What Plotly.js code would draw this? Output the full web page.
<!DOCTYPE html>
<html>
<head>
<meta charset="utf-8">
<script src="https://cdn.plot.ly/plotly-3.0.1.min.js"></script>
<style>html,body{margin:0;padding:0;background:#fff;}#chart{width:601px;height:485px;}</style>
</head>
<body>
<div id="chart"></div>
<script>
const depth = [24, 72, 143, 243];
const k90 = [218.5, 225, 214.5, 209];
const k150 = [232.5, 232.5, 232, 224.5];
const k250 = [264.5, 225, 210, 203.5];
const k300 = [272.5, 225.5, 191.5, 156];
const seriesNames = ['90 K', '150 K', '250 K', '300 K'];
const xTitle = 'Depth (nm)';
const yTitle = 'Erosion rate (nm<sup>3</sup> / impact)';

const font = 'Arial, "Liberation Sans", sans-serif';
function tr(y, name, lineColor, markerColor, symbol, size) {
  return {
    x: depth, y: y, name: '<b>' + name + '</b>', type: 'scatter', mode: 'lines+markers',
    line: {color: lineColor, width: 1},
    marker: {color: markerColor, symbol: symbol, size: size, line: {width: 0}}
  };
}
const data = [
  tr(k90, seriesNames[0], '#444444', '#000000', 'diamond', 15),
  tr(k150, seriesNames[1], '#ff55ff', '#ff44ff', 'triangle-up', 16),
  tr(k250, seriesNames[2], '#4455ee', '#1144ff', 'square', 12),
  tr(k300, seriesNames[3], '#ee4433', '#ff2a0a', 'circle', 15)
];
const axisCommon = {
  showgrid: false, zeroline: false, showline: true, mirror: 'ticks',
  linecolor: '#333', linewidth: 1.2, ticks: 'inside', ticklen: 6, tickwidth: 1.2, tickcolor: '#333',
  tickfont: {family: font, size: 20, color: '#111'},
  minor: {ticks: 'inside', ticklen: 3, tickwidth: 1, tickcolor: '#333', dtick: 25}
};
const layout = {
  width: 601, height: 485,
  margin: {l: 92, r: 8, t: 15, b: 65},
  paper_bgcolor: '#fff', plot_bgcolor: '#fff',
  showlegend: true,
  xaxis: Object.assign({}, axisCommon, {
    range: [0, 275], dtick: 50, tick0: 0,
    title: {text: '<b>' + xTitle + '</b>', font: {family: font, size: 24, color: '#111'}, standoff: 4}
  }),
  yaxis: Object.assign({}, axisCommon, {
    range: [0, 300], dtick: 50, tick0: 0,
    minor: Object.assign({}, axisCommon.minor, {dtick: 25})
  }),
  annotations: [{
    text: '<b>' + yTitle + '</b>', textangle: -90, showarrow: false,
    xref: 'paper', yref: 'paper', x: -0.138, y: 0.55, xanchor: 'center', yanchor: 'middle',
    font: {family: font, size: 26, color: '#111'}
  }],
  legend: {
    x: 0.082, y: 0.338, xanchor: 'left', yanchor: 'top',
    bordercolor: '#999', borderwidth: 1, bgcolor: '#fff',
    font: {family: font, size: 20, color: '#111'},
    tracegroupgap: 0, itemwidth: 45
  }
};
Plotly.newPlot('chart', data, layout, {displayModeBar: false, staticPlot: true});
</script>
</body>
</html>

Description of the task: Produce the lines from the top of the listing through the "const yTitle = 'Erosion" line exactly as they appear, with no additional output.

Result of this exercise:
What Plotly.js code would draw this? Output the full web page.
<!DOCTYPE html>
<html>
<head>
<meta charset="utf-8">
<script src="https://cdn.plot.ly/plotly-3.0.1.min.js"></script>
<style>html,body{margin:0;padding:0;background:#fff;}#chart{width:601px;height:485px;}</style>
</head>
<body>
<div id="chart"></div>
<script>
const depth = [24, 72, 143, 243];
const k90 = [218.5, 225, 214.5, 209];
const k150 = [232.5, 232.5, 232, 224.5];
const k250 = [264.5, 225, 210, 203.5];
const k300 = [272.5, 225.5, 191.5, 156];
const seriesNames = ['90 K', '150 K', '250 K', '300 K'];
const xTitle = 'Depth (nm)';
const yTitle = 'Erosion rate (nm<sup>3</sup> / impact)';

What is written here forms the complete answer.